Todo el proceso de cuarentenas fue poco flexible y se prolongó demasiado a fin de minimizar los contagios y ampliar la capacidad de atención sanitaria. Ese objetivo se logró, pero crecieron los daños sobre la producción, el empleo y las familias. No se han podido evitar efectos graves y muchos de ellos son difícilmente reversibles. Debe además tenerse en cuenta que la Argentina ya tenía un cuadro fiscal, económico y social muy debilitado al comenzar la pandemia. Eso afectó la capacidad de compensar los daños económicos y sociales ocasionados por la cuarentena. Sin embargo, el Gobierno desplegó una gama muy amplia de ayudas, entre ellas, la entrega de sumas fijas a millones de personas, el pago de una parte de los sueldos de empresas, el otorgamiento de avales a préstamos otorgados a empresas y productores y varias más. Por otro lado, la recaudación impositiva cayó fuertemente y, ante la falta de acceso al crédito, se tuvo que recurrir a la emisión.

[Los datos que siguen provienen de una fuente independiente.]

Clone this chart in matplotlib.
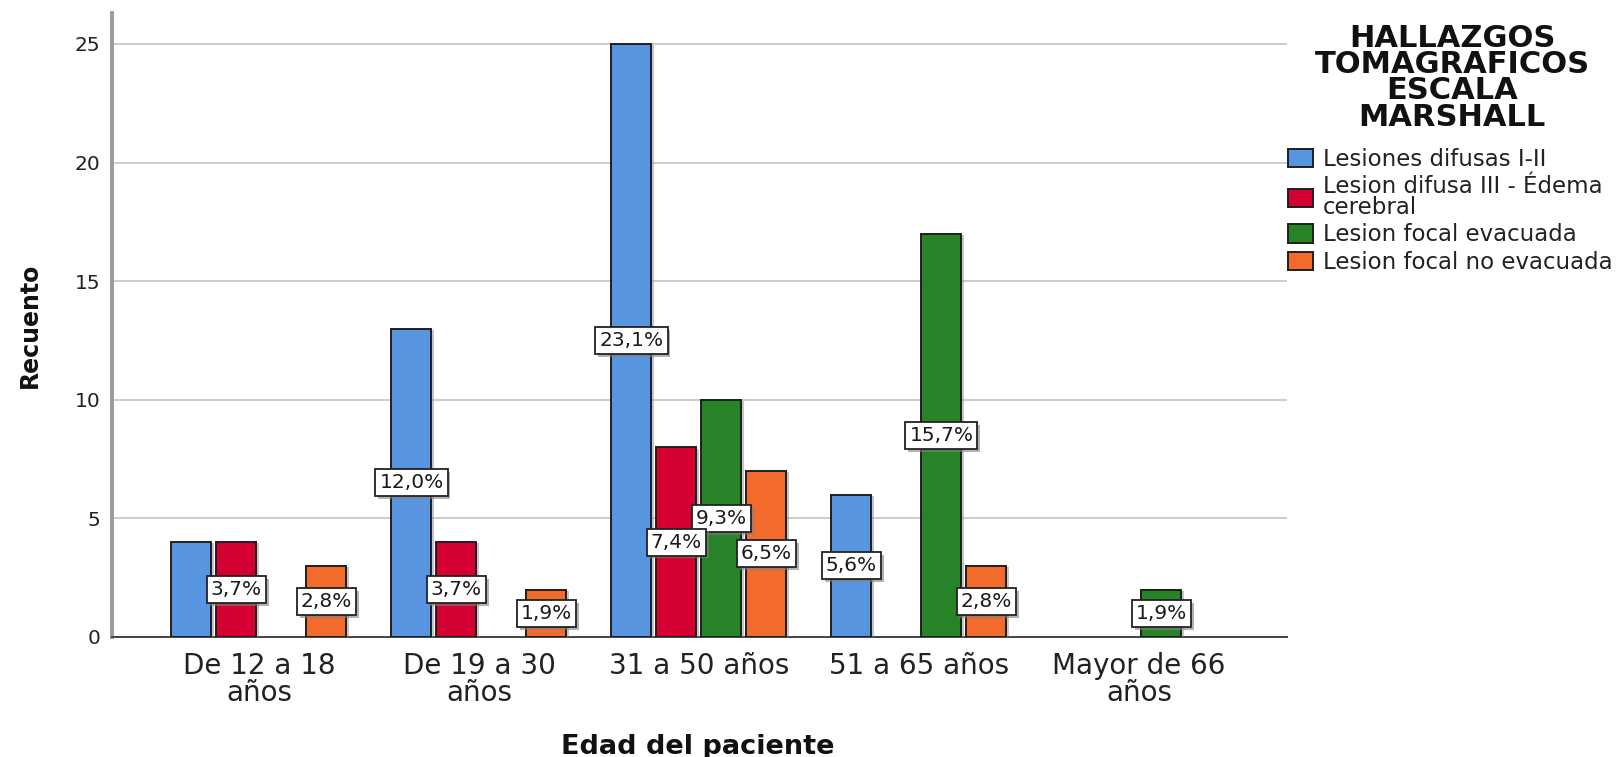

Mientras la brecha cambiaria no ha dejado de ampliarse, el efecto inflacionario pudo ser hasta ahora amortiguado por la fuerte recesión y una propensión de la gente a aumentar la tenencia de dinero en el encierro.
Estas circunstancias dejarán de estar presentes cuando ceda la pandemia. Entonces surgirá plenamente el efecto inflacionario del desmesurado gasto y emisión estatales actuales. Una nueva devaluación podría ser entonces inevitable. Esa será la hora de la verdad, ante la cual la única alternativa será un programa de reformas estructurales. Tendrá que ser un plan integral y articulado que revierta el círculo vicioso del déficit fiscal, la exacción impositiva, la inflación con estancamiento y pobreza, y lo transforme en el círculo virtuoso de la inversión y el crecimiento, con un Estado eficiente y reducido, menos impuestos, y más empleo privado bajo reglas modernas y eficientes.
De esta crisis podrá surgir una oportunidad si quienes gobiernan desoyen los cantos de sirena del populismo cargado de rémoras ideológicas probadamente fracasadas y, en lugar de orientarse hacia el eje bolivariano, imitan a los países exitosos.